# Light Meters



## tommygun (Oct 22, 2005)

Does anyone know of a quality illuminometer, capable of measuring to at least .01 foot-candles, with a backlit display?

I've been trying to measure light in environments that are so dark that I cannot read the display on the two Gossen light meters that I've purchased. I need something with a backlit display, but haven't seen such a product available.

Can anyone "enlighten" me on this?

Thanks in advance!


----------



## jtr1962 (Oct 22, 2005)

I can't enlighten you as to specific meters but I can tell that a meter with a backlit display will either be a battery killer or will require an AC adaptor. Incidentally, I have the same problem as you, and I'm also interested in 0.01 lux/fc resolution instead of the 0.1 lux resolution that my present meter offers. Since a backlit meter will run down batteries quite often, if there is a choice, I'd say purchase a meter which uses AAAs or AAs so at least you can use inexpensive NiMH.


----------



## Sigman (Oct 22, 2005)

Wavetek Meterman LM631

At a decent price here and don't forget to check out their "Promotional Special" that will allow you to get a free DMM, 10 assorted plier/cutter set, or a pen DMM here. (Read the fine print and enter the correct promo code in the correct space when ordering.)


----------



## vcal (Oct 22, 2005)

Much agreed on the LM631 Meterman. BTW-the LED backlight on mine has had almost no effect on the batteries (new alkaline-11 months ago, and still very good).

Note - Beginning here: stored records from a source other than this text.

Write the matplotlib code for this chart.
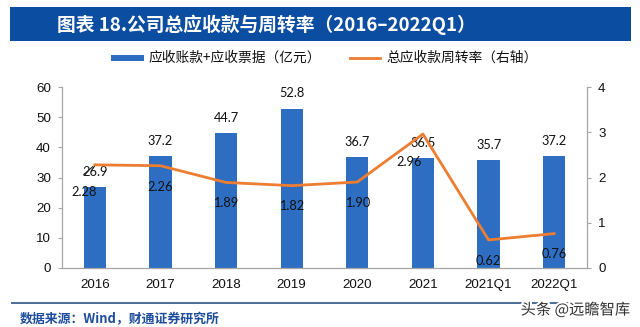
import matplotlib
matplotlib.use("Agg")
import matplotlib.pyplot as plt
from matplotlib.patches import Rectangle
from matplotlib.lines import Line2D
from matplotlib.font_manager import FontProperties
import matplotlib.patheffects as pe

plt.rcParams['font.family'] = ['Noto Sans CJK SC', 'DejaVu Sans']

categories = ["2016", "2017", "2018", "2019", "2020", "2021", "2021Q1", "2022Q1"]
receivables = [26.9, 37.2, 44.7, 52.8, 36.7, 36.5, 35.7, 37.2]
turnover = [2.28, 2.26, 1.89, 1.82, 1.90, 2.96, 0.62, 0.76]
left_ticks = [0, 10, 20, 30, 40, 50, 60]
right_ticks = [0, 1, 2, 3, 4]

BAR_BLUE = "#2E6EC2"
LINE_ORANGE = "#ED7D31"
BANNER_BLUE = "#0B4DA1"
AXIS_GREY = "#A6A6A6"

tick_font = FontProperties(family="Liberation Sans", size=9.6)
label_font = FontProperties(family="Lato", size=9.2)

fig = plt.figure(figsize=(6.4, 3.27), dpi=100)
W, H = 640, 327

def fx(px):
    return px / W

def fy(py):
    return 1 - py / H

# title banner
fig.patches.append(Rectangle((fx(10), fy(41)), fx(621), 34 / H, transform=fig.transFigure,
                             facecolor=BANNER_BLUE, edgecolor="none", zorder=0))
fig.text(fx(57), fy(24.5), "图表 18.公司总应收款与周转率（2016–2022Q1）", color="white",
         fontsize=13.5, fontweight="bold", va="center", ha="left")

ax = fig.add_axes([fx(62), fy(268), fx(587 - 62), (268 - 87) / H])
x = list(range(len(categories)))
ax.bar(x, receivables, width=0.34, color=BAR_BLUE, zorder=2)
ax.set_xlim(-0.5, len(categories) - 0.5)
ax.set_ylim(0, 60)
ax.set_yticks(left_ticks)
ax.set_yticklabels([str(t) for t in left_ticks], fontproperties=tick_font, color="#111111")
ax.set_xticks(x)
ax.set_xticklabels(categories, fontproperties=tick_font, color="#111111")
ax.tick_params(axis="y", length=3, color=AXIS_GREY, pad=5)
ax.tick_params(axis="x", length=0, pad=8)
for side in ("top", "right"):
    ax.spines[side].set_visible(False)
for side in ("left", "bottom"):
    ax.spines[side].set_color(AXIS_GREY)
    ax.spines[side].set_linewidth(0.9)

ax2 = ax.twinx()
ax2.plot(x, turnover, color=LINE_ORANGE, linewidth=2.0, zorder=3, solid_joinstyle="round")
ax2.set_ylim(0, 4)
ax2.set_yticks(right_ticks)
ax2.set_yticklabels([str(t) for t in right_ticks], fontproperties=tick_font, color="#111111")
ax2.tick_params(axis="y", length=3, color=AXIS_GREY, pad=5)
for side in ("top", "left", "bottom"):
    ax2.spines[side].set_visible(False)
ax2.spines["right"].set_color(AXIS_GREY)
ax2.spines["right"].set_linewidth(0.9)

# bar value labels
for i, v in enumerate(receivables):
    ax.annotate(f"{v:.1f}", (i, v), xytext=(0, 11), textcoords="offset points",
                ha="center", va="center", fontproperties=label_font, color="#111111", zorder=5)

# turnover value labels (below the points)
offsets = {0: (-8, -19.5), 5: (-10, -20)}
for i, v in enumerate(turnover):
    dx, dy = offsets.get(i, (0, -15))
    ax2.annotate(f"{v:.2f}", (i, v), xytext=(dx, dy), textcoords="offset points",
                 ha="center", va="center", fontproperties=label_font, color="#111111", zorder=5)
# leader line for the first turnover label
ax2.annotate("", (0, turnover[0]), xytext=(-8, -7), textcoords="offset points",
             arrowprops=dict(arrowstyle="-", color="#222222", lw=0.8, shrinkA=0, shrinkB=2))

# legend
fig.patches.append(Rectangle((fx(111), fy(61)), fx(33), 6 / H, transform=fig.transFigure,
                             facecolor=BAR_BLUE, edgecolor="none"))
fig.text(fx(148), fy(57.5), "应收账款+应收票据（亿元）", fontsize=9.9, va="center", ha="left", color="#111111")
fig.lines.append(Line2D([fx(350), fx(380)], [fy(57.5), fy(57.5)], transform=fig.transFigure,
                        color=LINE_ORANGE, linewidth=2.0))
fig.text(fx(386), fy(57.5), "总应收款周转率（右轴）", fontsize=9.9, va="center", ha="left", color="#111111")

# footer
fig.lines.append(Line2D([fx(12), fx(625)], [fy(303), fy(303)], transform=fig.transFigure,
                        color="#4A6C96", linewidth=1.4))
fig.text(fx(20), fy(319), "数据来源：Wind，财通证券研究所", fontsize=9.3, fontweight="bold",
         color="#1F4E9E", va="center", ha="left")
fig.text(fx(630), fy(310), "头条 @远瞻智库", fontsize=11, color="#333333", va="center", ha="right",
         path_effects=[pe.withStroke(linewidth=3, foreground="white")], zorder=10)

fig.savefig("out.png", dpi=100)
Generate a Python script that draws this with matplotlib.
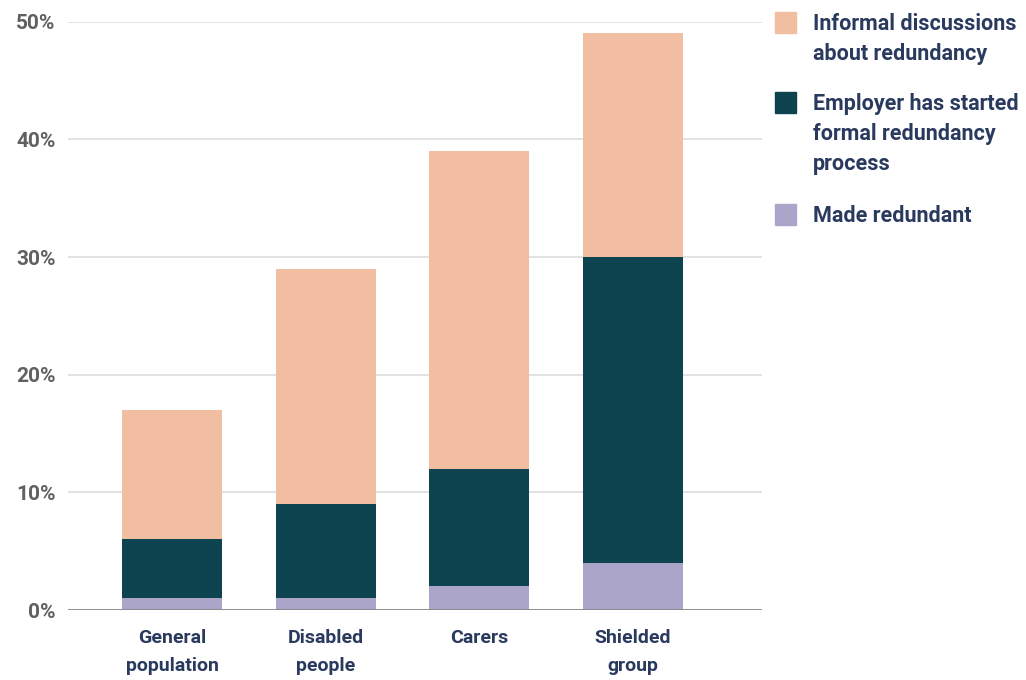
import matplotlib.pyplot as plt
import numpy as np
from matplotlib.patches import Rectangle
from matplotlib.ticker import FuncFormatter

plt.rcParams['font.family'] = ['Roboto', 'DejaVu Sans']

groups = ['General\npopulation', 'Disabled\npeople', 'Carers', 'Shielded\ngroup']
made_redundant = [1, 1, 2, 4]
formal_process = [5, 8, 10, 26]
informal_talks = [11, 20, 27, 19]

series_labels = ['Informal discussions\nabout redundancy',
                 'Employer has started\nformal redundancy\nprocess',
                 'Made redundant']
colours = ['#F2BEA1', '#0E4450', '#ABA6C9']
text_colour = '#2A3A5E'

fig = plt.figure(figsize=(10.26, 6.8), dpi=100)
ax = fig.add_axes([0.0663, 0.1029, 0.6764, 0.8652])

x = np.arange(len(groups))
width = 0.65
bottom = np.zeros(len(groups))
for vals, col in [(made_redundant, colours[2]), (formal_process, colours[1]), (informal_talks, colours[0])]:
    ax.bar(x, vals, width, bottom=bottom, color=col, zorder=2)
    bottom += np.array(vals)

ax.set_xlim(-0.677, 3.839)
ax.set_ylim(0, 50)
ax.set_yticks(range(0, 51, 10))
ax.yaxis.set_major_formatter(FuncFormatter(lambda v, p: f'{v:.0f}%'))
ax.grid(axis='y', color='#DDDDDD', linewidth=1.2, zorder=0)
ax.axhline(0, color='#888888', linewidth=2, zorder=3)
for s in ax.spines.values():
    s.set_visible(False)
ax.tick_params(axis='both', length=0)
ax.tick_params(axis='y', pad=9, labelsize=15, labelcolor='#606060')
ax.tick_params(axis='x', pad=14, labelsize=14, labelcolor=text_colour)
ax.set_xticks(x)
ax.set_xticklabels(groups, fontweight='bold', linespacing=1.7)
for t in ax.get_yticklabels():
    t.set_fontweight('bold')

# legend drawn by hand: one text per line, square next to the first line
first_baselines = [0.9559, 0.8382, 0.6735]
pitch = 30 / 680
for lab, col, base in zip(series_labels, colours, first_baselines):
    fig.patches.append(Rectangle((0.7554, base - 0.0044), 0.0205, 0.0315,
                                 transform=fig.transFigure, color=col))
    for i, line in enumerate(lab.split('\n')):
        fig.text(0.7924, base - i * pitch, line, ha='left', va='baseline',
                 fontsize=15.5, fontweight='bold', color=text_colour)

fig.savefig('out.png', dpi=100, facecolor='white')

I was able to get my Meterman from eBay for about $51. in a legit auction. IMO, the Meterman is still a good value even at 90-$100. :thumbsup:


----------



## dwminer (Oct 22, 2005)

Thanks Sigman, I ordered one. Now they only have 3 in stock.
Dave

I also selected the freebie "Promo Code:: PR-3211". Thanks for the pointers.


----------



## Sigman (Oct 22, 2005)

Did you select a "freebie" Dave? 

I've ordered several times from Circuit Specialists...never a problem!


----------



## The_LED_Museum (Oct 22, 2005)

I'd also recommend the Wavetek Meterman LM631.
I've been through several sets of batteries in mine since I've had it, but I use it frequently and almost always with the backlight on.


----------



## McGizmo (Oct 23, 2005)

You might want to take a look at the specs and consider the resolution offered against the accuracy of the device. I have still not been able to fathom some of the accuracy measures offered but it seems that some of these give nice small numbers and resolution but can be off by more that the reading itself!?!?! :shrug:

EDIT: Oh yeah, I like the extech EZ view 30 best of the three meters I have and it does have back lighting as well as the desired resolution.


----------



## tommygun (Oct 26, 2005)

Thanks to Sigman and others for their assistance.

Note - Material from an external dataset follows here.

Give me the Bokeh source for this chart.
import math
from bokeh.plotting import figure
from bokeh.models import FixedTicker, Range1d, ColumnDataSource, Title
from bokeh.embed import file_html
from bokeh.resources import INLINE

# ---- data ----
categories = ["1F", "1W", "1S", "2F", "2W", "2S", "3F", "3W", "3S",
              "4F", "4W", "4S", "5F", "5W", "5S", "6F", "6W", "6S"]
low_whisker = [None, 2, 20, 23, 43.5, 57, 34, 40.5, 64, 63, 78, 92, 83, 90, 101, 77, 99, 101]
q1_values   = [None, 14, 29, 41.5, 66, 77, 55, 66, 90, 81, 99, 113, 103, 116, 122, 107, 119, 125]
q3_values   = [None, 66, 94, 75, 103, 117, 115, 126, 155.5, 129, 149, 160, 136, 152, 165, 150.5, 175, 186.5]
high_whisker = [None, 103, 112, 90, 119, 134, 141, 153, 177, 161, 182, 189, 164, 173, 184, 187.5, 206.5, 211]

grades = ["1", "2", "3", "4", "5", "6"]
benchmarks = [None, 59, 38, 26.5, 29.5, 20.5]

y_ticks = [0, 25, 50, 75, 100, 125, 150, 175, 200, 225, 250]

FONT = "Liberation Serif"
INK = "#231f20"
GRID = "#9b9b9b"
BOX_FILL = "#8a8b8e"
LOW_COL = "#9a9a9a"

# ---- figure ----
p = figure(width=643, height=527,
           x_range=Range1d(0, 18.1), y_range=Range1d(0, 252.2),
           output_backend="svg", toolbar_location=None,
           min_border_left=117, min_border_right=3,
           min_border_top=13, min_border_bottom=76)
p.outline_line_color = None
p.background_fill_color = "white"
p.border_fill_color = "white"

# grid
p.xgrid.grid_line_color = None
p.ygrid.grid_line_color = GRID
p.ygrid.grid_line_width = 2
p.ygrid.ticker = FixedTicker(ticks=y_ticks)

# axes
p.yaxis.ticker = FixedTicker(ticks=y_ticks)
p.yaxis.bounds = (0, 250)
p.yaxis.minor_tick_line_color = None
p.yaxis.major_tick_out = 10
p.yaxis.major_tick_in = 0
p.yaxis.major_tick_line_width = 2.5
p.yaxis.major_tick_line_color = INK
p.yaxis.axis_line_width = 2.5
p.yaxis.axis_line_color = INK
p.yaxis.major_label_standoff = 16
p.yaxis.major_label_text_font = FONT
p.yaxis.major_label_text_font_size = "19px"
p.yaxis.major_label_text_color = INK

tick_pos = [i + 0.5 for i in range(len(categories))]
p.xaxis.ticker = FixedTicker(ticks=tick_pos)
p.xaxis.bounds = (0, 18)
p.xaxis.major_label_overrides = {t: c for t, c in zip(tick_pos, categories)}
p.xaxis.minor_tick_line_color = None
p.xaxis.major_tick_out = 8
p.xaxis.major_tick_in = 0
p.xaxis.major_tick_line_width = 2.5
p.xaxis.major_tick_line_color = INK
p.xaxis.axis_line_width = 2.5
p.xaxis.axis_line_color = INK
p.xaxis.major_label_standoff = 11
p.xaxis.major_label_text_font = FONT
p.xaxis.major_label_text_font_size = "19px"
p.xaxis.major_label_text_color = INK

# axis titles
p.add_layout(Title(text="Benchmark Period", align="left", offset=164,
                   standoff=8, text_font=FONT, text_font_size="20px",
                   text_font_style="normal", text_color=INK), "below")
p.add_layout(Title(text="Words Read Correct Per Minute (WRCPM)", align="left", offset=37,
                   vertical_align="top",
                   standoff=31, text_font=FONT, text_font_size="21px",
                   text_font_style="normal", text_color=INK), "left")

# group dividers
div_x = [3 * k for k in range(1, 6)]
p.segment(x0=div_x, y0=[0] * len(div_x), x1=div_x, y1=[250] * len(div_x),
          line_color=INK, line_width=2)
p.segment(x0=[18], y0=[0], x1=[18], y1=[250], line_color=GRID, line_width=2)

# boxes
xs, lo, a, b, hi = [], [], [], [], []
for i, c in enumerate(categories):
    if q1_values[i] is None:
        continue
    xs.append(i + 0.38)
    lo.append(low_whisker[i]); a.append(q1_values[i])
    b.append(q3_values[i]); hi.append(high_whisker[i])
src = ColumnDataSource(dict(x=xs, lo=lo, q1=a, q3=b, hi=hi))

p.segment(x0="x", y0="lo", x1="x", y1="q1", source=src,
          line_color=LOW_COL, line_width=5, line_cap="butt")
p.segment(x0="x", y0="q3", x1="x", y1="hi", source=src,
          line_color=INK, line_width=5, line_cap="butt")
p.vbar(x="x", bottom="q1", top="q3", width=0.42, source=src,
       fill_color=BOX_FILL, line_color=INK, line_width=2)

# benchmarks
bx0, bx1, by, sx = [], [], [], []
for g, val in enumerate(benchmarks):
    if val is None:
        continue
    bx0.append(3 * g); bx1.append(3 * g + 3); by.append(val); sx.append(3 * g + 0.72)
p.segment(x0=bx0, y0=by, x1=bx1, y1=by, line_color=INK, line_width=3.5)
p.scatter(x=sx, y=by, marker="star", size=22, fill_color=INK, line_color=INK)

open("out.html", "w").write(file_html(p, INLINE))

I did take your advice and order the LM631 through Circuit Specialists. So, I also have to thank you for providing the link for purchase.

One concern I have is that the device be suitable for forensic applications. I saw nothing about the LM631 being NIST certifiable, so I'll likely use it for firearms range use only. I still need something NIST compliant for measuring light at the scene of low light police shootings.

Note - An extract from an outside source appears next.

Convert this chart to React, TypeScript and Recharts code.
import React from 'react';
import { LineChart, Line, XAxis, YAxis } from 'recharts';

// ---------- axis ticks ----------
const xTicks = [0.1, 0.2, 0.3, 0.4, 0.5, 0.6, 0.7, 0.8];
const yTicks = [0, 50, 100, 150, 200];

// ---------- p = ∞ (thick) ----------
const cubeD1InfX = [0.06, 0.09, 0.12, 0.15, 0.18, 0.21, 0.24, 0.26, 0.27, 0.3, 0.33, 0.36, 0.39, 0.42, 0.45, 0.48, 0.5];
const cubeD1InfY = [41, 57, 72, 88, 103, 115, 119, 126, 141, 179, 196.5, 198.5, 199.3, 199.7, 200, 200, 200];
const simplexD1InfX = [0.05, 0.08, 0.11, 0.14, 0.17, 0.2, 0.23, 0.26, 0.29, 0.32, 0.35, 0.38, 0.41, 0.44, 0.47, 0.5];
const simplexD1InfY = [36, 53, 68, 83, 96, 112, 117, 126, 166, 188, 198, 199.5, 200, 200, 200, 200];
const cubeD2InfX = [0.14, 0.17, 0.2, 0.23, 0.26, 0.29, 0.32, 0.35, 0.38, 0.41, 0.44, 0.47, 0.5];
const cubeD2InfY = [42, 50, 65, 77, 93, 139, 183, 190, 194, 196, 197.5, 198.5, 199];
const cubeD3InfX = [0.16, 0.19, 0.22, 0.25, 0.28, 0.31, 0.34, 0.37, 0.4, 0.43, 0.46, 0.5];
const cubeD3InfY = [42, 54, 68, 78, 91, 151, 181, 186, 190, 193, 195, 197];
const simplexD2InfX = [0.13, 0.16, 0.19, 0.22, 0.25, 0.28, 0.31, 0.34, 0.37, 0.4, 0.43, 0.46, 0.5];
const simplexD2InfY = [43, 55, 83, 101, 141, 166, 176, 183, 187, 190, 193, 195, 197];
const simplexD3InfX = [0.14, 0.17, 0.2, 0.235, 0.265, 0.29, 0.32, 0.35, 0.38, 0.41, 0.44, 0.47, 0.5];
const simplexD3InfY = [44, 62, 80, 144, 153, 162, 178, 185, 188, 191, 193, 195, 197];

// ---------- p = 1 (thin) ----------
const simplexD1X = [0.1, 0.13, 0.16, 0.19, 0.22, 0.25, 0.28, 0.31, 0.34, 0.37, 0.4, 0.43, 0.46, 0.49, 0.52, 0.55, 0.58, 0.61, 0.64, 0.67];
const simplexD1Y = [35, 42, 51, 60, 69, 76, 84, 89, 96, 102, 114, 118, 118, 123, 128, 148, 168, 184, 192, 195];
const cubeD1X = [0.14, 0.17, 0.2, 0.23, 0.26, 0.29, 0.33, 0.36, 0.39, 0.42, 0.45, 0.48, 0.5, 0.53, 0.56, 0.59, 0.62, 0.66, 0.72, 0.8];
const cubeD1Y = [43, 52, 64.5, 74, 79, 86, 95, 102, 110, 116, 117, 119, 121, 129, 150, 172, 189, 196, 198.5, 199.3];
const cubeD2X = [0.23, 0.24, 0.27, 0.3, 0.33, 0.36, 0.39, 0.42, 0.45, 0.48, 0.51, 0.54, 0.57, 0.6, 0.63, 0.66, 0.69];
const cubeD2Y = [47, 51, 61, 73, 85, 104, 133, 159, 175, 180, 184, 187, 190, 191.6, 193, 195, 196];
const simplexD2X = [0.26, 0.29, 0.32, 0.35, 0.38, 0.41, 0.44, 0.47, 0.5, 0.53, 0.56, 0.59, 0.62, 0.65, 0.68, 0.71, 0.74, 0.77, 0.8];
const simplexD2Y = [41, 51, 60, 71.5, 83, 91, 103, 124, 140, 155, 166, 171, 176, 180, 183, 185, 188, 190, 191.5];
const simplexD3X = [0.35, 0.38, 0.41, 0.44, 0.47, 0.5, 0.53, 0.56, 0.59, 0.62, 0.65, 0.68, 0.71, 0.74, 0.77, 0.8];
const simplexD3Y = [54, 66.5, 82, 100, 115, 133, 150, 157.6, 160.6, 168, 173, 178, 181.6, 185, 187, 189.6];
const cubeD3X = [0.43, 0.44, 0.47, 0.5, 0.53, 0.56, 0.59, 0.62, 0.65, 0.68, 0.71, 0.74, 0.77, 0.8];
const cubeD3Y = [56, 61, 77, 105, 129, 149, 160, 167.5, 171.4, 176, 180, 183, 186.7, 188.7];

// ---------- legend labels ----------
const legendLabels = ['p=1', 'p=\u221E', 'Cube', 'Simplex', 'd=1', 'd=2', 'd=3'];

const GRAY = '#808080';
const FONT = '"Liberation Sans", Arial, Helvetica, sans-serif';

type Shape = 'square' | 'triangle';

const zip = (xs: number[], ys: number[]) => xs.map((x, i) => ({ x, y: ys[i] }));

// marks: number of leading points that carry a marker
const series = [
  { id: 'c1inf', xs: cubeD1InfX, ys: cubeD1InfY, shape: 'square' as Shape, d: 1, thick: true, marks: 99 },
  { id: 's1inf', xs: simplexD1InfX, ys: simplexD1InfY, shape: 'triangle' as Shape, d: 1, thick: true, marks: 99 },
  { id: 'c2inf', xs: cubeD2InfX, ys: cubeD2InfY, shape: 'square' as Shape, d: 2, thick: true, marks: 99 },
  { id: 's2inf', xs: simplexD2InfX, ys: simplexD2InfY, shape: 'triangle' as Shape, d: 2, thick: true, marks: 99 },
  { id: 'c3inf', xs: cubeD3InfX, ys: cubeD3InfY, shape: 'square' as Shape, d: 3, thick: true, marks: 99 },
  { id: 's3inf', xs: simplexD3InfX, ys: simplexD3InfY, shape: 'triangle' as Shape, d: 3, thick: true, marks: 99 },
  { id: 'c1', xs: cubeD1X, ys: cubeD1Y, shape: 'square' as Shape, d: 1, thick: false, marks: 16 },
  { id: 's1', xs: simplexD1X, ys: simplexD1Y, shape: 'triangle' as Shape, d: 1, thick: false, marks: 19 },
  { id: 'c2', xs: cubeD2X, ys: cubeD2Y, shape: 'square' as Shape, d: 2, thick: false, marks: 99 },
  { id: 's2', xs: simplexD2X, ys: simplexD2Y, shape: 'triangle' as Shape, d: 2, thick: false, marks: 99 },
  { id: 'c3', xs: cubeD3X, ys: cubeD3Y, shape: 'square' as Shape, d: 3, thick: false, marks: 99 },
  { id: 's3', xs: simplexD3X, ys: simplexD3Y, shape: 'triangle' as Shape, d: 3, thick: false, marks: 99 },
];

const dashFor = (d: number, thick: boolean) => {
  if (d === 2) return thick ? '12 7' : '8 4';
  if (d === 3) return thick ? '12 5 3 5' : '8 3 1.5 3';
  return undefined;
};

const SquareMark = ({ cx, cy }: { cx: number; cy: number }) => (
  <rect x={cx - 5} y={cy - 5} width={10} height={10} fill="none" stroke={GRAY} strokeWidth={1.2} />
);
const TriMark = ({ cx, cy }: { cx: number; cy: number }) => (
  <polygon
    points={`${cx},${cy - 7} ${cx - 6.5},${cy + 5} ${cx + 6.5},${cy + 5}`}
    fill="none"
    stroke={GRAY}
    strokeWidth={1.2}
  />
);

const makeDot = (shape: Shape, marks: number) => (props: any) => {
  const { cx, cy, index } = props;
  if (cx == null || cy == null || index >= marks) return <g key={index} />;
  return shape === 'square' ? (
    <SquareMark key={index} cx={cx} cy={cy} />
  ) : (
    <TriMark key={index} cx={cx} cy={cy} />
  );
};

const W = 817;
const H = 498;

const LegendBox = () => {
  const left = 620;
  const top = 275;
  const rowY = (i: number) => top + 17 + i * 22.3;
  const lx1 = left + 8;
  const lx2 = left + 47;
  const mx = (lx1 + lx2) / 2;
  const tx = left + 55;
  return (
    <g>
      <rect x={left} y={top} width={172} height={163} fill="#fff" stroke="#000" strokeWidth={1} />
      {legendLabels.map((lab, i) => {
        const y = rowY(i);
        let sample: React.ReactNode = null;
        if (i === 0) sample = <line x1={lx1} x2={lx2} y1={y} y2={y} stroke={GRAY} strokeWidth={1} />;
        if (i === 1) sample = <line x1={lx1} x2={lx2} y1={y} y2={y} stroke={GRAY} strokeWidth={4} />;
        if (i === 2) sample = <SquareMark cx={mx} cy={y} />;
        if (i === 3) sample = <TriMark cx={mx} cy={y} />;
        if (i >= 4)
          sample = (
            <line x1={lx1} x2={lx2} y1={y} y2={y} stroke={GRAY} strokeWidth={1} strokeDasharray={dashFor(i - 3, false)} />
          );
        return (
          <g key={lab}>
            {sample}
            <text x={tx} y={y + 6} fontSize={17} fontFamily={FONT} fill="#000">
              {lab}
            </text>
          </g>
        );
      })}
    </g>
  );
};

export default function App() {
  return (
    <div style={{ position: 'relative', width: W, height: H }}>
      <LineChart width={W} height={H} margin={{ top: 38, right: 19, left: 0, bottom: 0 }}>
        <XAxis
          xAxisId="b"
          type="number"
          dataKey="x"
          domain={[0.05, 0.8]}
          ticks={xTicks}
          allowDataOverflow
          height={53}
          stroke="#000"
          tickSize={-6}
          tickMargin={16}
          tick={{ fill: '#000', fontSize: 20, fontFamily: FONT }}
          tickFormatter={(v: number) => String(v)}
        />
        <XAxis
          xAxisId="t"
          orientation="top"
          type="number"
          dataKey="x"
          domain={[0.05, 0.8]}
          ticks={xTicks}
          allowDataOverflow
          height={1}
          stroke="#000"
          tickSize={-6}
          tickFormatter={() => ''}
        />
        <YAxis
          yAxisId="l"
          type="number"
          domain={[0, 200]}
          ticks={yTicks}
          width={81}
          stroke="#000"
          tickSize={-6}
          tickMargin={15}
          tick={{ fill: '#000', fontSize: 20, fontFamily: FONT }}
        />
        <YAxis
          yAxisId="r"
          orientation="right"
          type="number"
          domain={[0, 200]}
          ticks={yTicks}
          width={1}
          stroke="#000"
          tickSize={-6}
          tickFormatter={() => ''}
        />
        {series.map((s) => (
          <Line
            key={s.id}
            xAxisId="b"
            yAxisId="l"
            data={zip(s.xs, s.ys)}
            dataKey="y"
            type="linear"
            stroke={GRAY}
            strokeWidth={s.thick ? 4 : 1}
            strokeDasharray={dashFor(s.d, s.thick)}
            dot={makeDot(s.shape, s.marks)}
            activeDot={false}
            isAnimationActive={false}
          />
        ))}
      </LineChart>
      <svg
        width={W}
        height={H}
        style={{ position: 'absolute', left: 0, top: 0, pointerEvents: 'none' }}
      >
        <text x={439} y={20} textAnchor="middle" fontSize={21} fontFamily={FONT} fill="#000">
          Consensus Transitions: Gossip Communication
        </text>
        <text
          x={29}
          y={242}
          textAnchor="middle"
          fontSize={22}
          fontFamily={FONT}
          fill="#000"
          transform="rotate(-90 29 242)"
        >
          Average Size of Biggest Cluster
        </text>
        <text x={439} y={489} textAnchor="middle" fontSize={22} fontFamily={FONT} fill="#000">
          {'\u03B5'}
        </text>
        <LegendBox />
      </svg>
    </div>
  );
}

Thanks again to all. I'm new to CPF and have already found this place to be a great find.
Tom


----------



## NextLight (Oct 26, 2005)

tommygun said:


> ...  I still need something NIST compliant for measuring light at the scene of low light police shootings.
> 
> Tom



Need NIST certs, buy it _with_ NIST certs.

http://www.professionalequipment.com/xq/ASP/lightmeters/ID.13/qx/default.htm


----------



## NextLight (Oct 26, 2005)

McGizmo said:


> You might want to take a look at the specs and consider the resolution offered against the accuracy of the device. I have still not been able to fathom some of the accuracy measures offered but it seems that some of these give nice small numbers and resolution but can be off by more that the reading itself!?!?! :shrug:



A common spec is "±3%rdg + 0.5%FS" for levels below 4000 lux.
For a 3.5 digit meter, the best circumstance woud be measuring 199.9 lux on the 200 lux range. Total uncertainty is ~+/- 3.5 %, because the reading and full scale are almost the same. 

The worst common circumstance would be measuring 21 lux on the 200 lux range (just above the level where we could downrange) Uncertainty is 3% of reading - ok 0.63 lux, PLUS .5% of full scale, or 1 lux. There is an additional resolution uncertainty of +/- 1 count, here .1 lux, so the total potential error is +/- 1.73 lux or >+/- 8% of the reading. Well over twice the uncertainty in the first example.

At lower levels we run into instrument noise and sensitivity limits, at very high levels there are often sensor non-linearity issues, and no electro- optical sensor is level all across the color spectrum, whether the manufacturers like to talk about it or not.

This is all from HP (now Agilent) Test & Measurement Fundamentals Training; It is not the whole story, but applies to electronic measurement in general. I don't have lab experience with the particular meters discussed here, so I can't reccomend one over the other.


----------



## tommygun (Oct 26, 2005)

NextLight:

Thanks for the input, but none of the samples that you linked me too met my other criteria: that the device have a backlit display capability.

I already have two $1,000 Gossen models that I can't read at very low light levels.


----------



## cy (Oct 26, 2005)

tommygun, if you are interested in accuracy of light meters. there's a current thread silverfox and McGizmo is putting together of sending out calibrated light sources for CPF members to test on their light meters. 

the most common referred light meter on cpf is the meterman you just purchased. you may consider participating on pass-around.


----------